Und zum topischen Lob des Feldherrn gehört, dass er alle Mühen mit seinen Soldaten teilt. Er schläft auf dem nackten Boden wie sie, er würgt den gleichen schlechten Fraß herunter wie sie, er erträgt den Durst wie sie und wenn die Marschkolonne endlich eine Quelle erreicht hat, dann trinkt er als letzter. Und, was das wichtigste ist, er teilt die Gefahr mit seinen Soldaten. Der Nutzen liegt auf der Hand. Dass die Großen den Feldzug durchleben wie die einfachen Soldaten, das gibt diesen nicht allein das Gefühl, respektiert zu werden. Es erzeugt den Eindruck von Interessenidentität. Wenn ich schon Führung dulden muss, dann doch am ehesten eine solche, die sich in meine Lage hineinversetzen kann, die mit mir gemeinsame Interessen hat.

Deshalb ist unter republikanischen Verhältnissen die persönliche Bedürfnislosigkeit eine so wichtige Tugend der Mächtigen. Cincinnatus, der von der Landarbeit ins Amt gerufen wurde und nach Erfüllung der Aufgaben unverzüglich in seine bescheidenen Verhältnisse zurückkehrte; Cato der Ältere, dessen Frau auch die Kinder der Sklaven stillte, das sind so die Helden der Antike und nicht weniger die der Amerikanischen und Französischen Revolution. Bis in die ersten Nachkriegsjahre ist so etwas über das altsprachliche Gymnasium noch in die Köpfe der kommenden Führungsschicht geträufelt worden.

Selbstverständlich geht es hier um Ideale, die Wirklichkeit hat oft genug anders ausgesehen. Aber das Ideal hat eine gewisse Macht. Noch Kaiser Franz-Joseph hat seine Nächte auf einem Feldbett verbracht, das bis heute in Schloss Schönbrunn gezeigt wird. Vielleicht war es ja orthopädisch für ihn das beste, aber es war auch ein Zeichen der Verbindlichkeit gegenüber den Untertanen, die auch der Monarch üben musste.

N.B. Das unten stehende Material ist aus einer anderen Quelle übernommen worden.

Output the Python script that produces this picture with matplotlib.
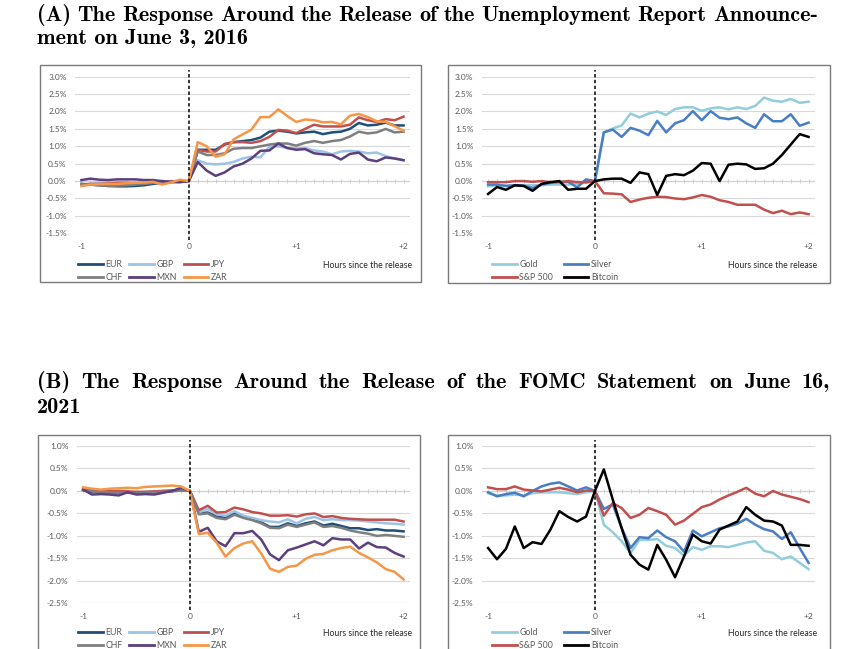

Und die amerikanischen Präsidentschaftskandidaten, selbst wenn sie aus den reichsten Familien kamen, gaben sich Mühe, als Männer des Volkes zu erscheinen.

Man muss sich solche Traditionen und Erwartungen vor Augen halten, wenn man verstehen will, was die Bevölkerung an den Gehaltsexzessen der Führungsschicht irritiert (und warum sie gegenüber denen im Fußball so kalt ist). Es ist das Gefühl, sie habe sich von dem Leben der ihnen Anvertrauten völlig gelöst. Das aber heißt, dass es keine gemeinsamen Belange mehr gibt, die Vertrauen stiften. Das Wirtschaftsleben unterliegt nicht umstandslos den Regeln der Demokratie. Aber ganz möchte man sich auch hier nicht von der Hoffnung verabschieden, es werde das Volk vom Volk regiert.